-- Start of MATERIAL --
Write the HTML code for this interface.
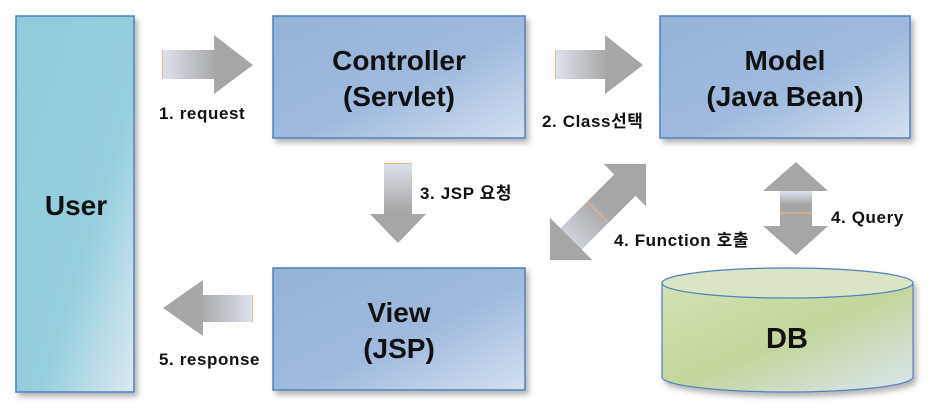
-- End of MATERIAL --
-- Start of MATERIAL --
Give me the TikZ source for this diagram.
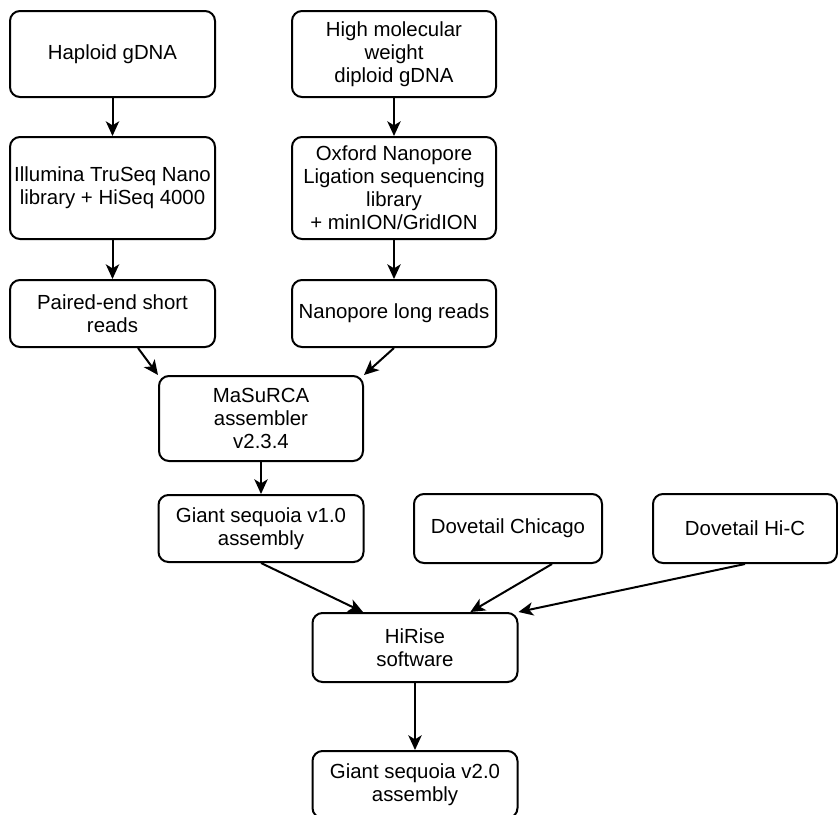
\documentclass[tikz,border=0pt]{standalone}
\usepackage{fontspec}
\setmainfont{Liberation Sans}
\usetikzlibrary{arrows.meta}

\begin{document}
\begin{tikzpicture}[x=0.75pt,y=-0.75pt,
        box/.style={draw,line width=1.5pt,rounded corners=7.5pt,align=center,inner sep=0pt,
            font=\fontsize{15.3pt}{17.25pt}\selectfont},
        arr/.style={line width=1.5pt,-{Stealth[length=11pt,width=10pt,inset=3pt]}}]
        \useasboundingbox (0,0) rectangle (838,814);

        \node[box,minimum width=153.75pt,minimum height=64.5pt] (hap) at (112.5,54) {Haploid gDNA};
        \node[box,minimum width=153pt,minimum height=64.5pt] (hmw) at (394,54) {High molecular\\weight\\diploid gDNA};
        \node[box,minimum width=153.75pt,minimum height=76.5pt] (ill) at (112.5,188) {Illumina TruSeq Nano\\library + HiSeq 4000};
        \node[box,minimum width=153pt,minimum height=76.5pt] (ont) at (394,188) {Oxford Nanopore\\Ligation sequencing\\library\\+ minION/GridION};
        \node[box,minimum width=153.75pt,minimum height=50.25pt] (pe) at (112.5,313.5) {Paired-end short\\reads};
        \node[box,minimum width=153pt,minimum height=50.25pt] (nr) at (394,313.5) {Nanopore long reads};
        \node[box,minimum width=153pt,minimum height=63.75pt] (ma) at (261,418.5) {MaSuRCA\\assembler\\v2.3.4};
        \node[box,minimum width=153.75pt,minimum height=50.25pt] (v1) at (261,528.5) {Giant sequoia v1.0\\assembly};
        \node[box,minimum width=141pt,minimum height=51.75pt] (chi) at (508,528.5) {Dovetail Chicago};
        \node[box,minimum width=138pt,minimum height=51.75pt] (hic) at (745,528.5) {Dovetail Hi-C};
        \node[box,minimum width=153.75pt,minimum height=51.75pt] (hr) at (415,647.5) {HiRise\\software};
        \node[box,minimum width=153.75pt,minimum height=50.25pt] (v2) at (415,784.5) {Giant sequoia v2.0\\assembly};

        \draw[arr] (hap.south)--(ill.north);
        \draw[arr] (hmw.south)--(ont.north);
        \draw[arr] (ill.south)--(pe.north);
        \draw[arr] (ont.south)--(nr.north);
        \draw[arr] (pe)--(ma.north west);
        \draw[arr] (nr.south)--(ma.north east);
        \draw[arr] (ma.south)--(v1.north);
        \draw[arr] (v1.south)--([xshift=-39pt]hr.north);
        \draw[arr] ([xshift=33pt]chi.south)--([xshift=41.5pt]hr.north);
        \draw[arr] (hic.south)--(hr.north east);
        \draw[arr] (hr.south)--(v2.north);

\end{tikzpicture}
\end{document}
-- End of MATERIAL --
- _SHORT PROBLEM_:
Which lines of the data include "this"? Copy each of them.

- _THE RESPONSE_:
Write the HTML code for this interface.
Give me the TikZ source for this diagram.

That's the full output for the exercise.